A UE, os seus Estados-Membros e as suas instituições financeiras são já os que mais contribuem para financiar a ajuda pública aos países em desenvolvimento na sua luta contra as alterações climáticas, tendo, em 2022, efetuado uma contribuição de 28,5 mil milhões de euros (30 mil milhões de dólares). Os países desenvolvidos, por sua vez, estão também, finalmente, no rumo certo para alcançar o objetivo de mobilizar, anualmente, 100 mil milhões de dólares para financiar os esforços de adaptação e mitigação das alterações climáticas nos países em desenvolvimento Mas temos de pensar no que acontecerá após este compromisso, que termina em 2025.

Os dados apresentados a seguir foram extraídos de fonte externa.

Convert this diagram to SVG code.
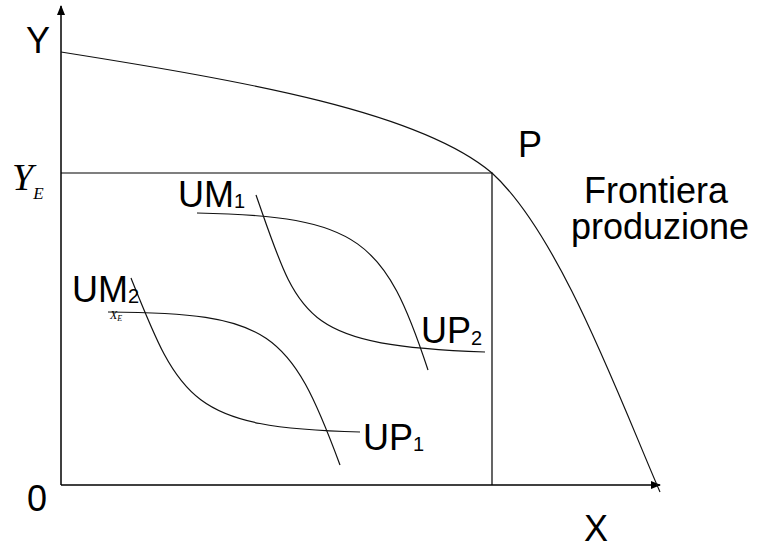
<svg xmlns="http://www.w3.org/2000/svg" width="760" height="548" viewBox="0 0 760 548">
<defs>
<marker id="arr" markerWidth="10" markerHeight="8" refX="9" refY="4" orient="auto" markerUnits="userSpaceOnUse">
<path d="M0,0 L10,4 L0,8 Z" fill="#000"/>
</marker>
<style>
.ax{stroke:#000;stroke-width:1.5;fill:none}
.ln{stroke:#000;stroke-width:1.2;fill:none}
.cv{stroke:#111;stroke-width:1.2;fill:none}
.lb{font-family:"Liberation Sans",Arial,sans-serif;font-size:36px;fill:#000}
.sb{font-size:20px}
.it{font-family:"Liberation Serif","Times New Roman",serif;font-style:italic;fill:#000}
</style>
</defs>
<rect width="760" height="548" fill="#fff"/>
<g id="connectors">
<path class="ax" d="M61,485 L61,6" marker-end="url(#arr)"/>
<path class="ax" d="M61,485 L660,485" marker-end="url(#arr)"/>
<path class="ln" d="M61,173 L492,173 L492,485"/>
</g>
<g id="frontier">
<path class="cv" d="M61,52 C250,82 420,112 492,173 C560,235 620,400 660,492"/>
</g>
<g id="curve-UM1">
<path class="cv" d="M197,213 C360,216 385,240 428,370"/>
</g>
<g id="curve-UP2">
<path class="cv" d="M256,195 C300,320 300,345 485,352"/>
</g>
<g id="curve-UM2">
<path class="cv" d="M108,312 C270,313 290,330 340,465"/>
</g>
<g id="curve-UP1">
<path class="cv" d="M131,278 C180,400 190,428 360,432"/>
</g>
<g id="labels">
<text class="lb" x="26" y="53">Y</text>
<text class="it" x="12" y="190" font-size="38">Y<tspan font-size="17" dy="9">E</tspan></text>
<text class="lb" x="27" y="511">0</text>
<text class="lb" x="584" y="541">X</text>
<text class="lb" x="518" y="157">P</text>
<text class="lb" x="584" y="203">Frontiera</text>
<text class="lb" x="571" y="239">produzione</text>
<text class="lb" x="178" y="207">UM<tspan class="sb" dy="1">1</tspan></text>
<text class="lb" x="72" y="302">UM<tspan class="sb" dy="1">2</tspan></text>
<text class="it" x="110" y="319" font-size="12">X<tspan font-size="8" dy="2">E</tspan></text>
<text class="lb" x="421" y="343">UP<tspan class="sb" dy="2">2</tspan></text>
<text class="lb" x="363" y="450">UP<tspan class="sb" dy="1">1</tspan></text>
</g>
</svg>
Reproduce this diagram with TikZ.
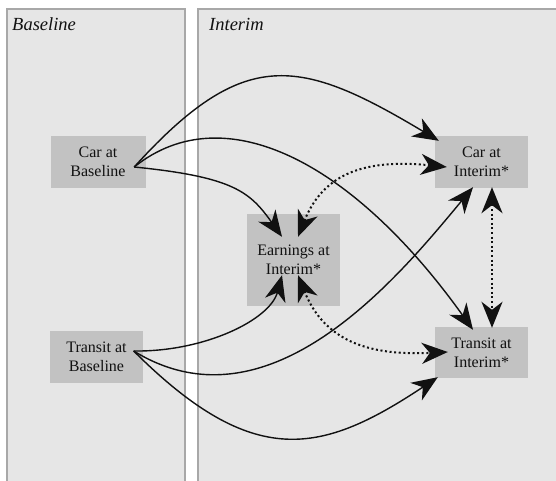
\documentclass[tikz,border=0pt]{standalone}
\usepackage{fontspec}
\setmainfont{Liberation Serif}
\usepackage{xcolor}
\usetikzlibrary{arrows.meta}

\definecolor{panelgray}{HTML}{E6E6E6}
\definecolor{panelline}{HTML}{A8A8A8}
\definecolor{boxgray}{HTML}{C2C2C2}
\definecolor{inkgray}{HTML}{111111}

\tikzset{
  bigtip/.tip={Stealth[length=26pt,width=21pt,inset=8pt]}
}

\begin{document}
\begin{tikzpicture}[x=1pt,y=-1pt,
    panel/.style={draw=panelline,fill=panelgray,line width=1.2pt},
    paneltitle/.style={anchor=base west,inner sep=0pt,text=inkgray,
      font=\fontsize{18.5}{22}\selectfont\itshape},
    varbox/.style={fill=boxgray,align=center,inner sep=0pt,text=inkgray,
      minimum width=93pt,font=\fontsize{16}{19}\selectfont},
    effect/.style={line width=1.4pt,draw=inkgray,-bigtip},
    assoc/.style={line width=2pt,draw=inkgray,dash pattern=on 2pt off 2.6pt,bigtip-bigtip}]
    \useasboundingbox (0,0) rectangle (556,481);
    \clip (0,0) rectangle (556,481);
    % panels
    \draw[panel] (7,9) rectangle (185,495);
    \draw[panel] (198,9) rectangle (570,495);
    \node[paneltitle] (tBase) at (12,31) {Baseline};
    \node[paneltitle] (tInt) at (209,31) {Interim};
    % variables
    \node[varbox,minimum width=95pt,minimum height=52pt] (carB) at (98,162) {Car at\\Baseline};
    \node[varbox,minimum height=52pt] (trB) at (96.5,357) {Transit at\\Baseline};
    \node[varbox,minimum height=92pt] (earn) at (293.5,260) {Earnings at\\Interim*};
    \node[varbox,minimum height=52pt] (carI) at (481.5,162) {Car at\\Interim*};
    \node[varbox,minimum height=51pt] (trI) at (481.5,352.5) {Transit at\\Interim*};
    % connector ends
    \coordinate (carBo) at ([shift={(-11.5,5)}]carB.east);
    \coordinate (trBo) at ([shift={(-9.5,-6)}]trB.east);
    \coordinate (carIa) at ([shift={(4,5)}]carI.north west);
    \coordinate (carIb) at ([shift={(12,5)}]carI.west);
    \coordinate (carIc) at ([shift={(-8.5,-1)}]carI.south);
    \coordinate (carId) at ([shift={(10.5,-1)}]carI.south);
    \coordinate (trIa) at ([shift={(-8.5,3)}]trI.north);
    \coordinate (trIb) at ([shift={(10.5,1)}]trI.north);
    \coordinate (trIc) at ([shift={(13,-0.5)}]trI.west);
    \coordinate (trId) at ([shift={(3,-1)}]trI.south west);
    \coordinate (earnA) at ([shift={(-11.5,23)}]earn.north);
    \coordinate (earnB) at ([shift={(4.5,23)}]earn.north);
    \coordinate (earnC) at ([shift={(-11.5,-31)}]earn.south);
    \coordinate (earnD) at ([shift={(4.5,-31)}]earn.south);
    % effects
    \draw[effect] (carBo) .. controls (244,46) and (299,57) .. (carIa);
    \draw[effect] (carBo) .. controls (224,95) and (353,162) .. (trIa);
    \draw[effect] (carBo) .. controls (234,177) and (250,192) .. (earnA);
    \draw[effect] (trBo) .. controls (204,352) and (270,320) .. (earnC);
    \draw[effect] (trBo) .. controls (270,435) and (400,275) .. (carIc);
    \draw[effect] (trBo) .. controls (254,471) and (322,454) .. (trId);
    % associations
    \draw[assoc] (earnB) .. controls (324,172) and (367,159) .. (carIb);
    \draw[assoc] (earnD) .. controls (324,340) and (367,356) .. (trIc);
    \draw[assoc] (carId) -- (trIb);
\end{tikzpicture}
\end{document}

Chegou o momento de alinharmos os fluxos de financiamento, tanto públicos como privados, pelos objetivos fixados no Acordo de Paris e de fazermos passar o financiamento da ação climática dos milhares de milhões para os biliões. Simultaneamente, as instituições financeiras internacionais e os bancos de desenvolvimento multilaterais precisam também de ser reformadas, a fim de poderem fazer mais para apoiar o fornecimento de bens públicos mundiais. E o novo Fundo para Perdas e Danos precisa de ser dotado de uma capacidade financeira adequada. As primeiras grandes contribuições anunciadas são encorajadoras. Mais uma vez, a China será um parceiro indispensável.
Num mundo cada mais bipolar, definido pelo retorno da política das grandes potências, a ideia de uma cooperação internacional concertada pode parecer inconcebível. No entanto, perante um tal desafio existencial mundial teremos de ser bem sucedidos.
Josep Borrell, alto representante da União Europeia para os Negócios Estrangeiros e a Política de Segurança, é vice-presidente de Uma Europa mais Forte no Mundo, uma das grandes ambições da Comissão Europeia.
Wopke Hoekstra é o Comissário Europeu da Ação Climática.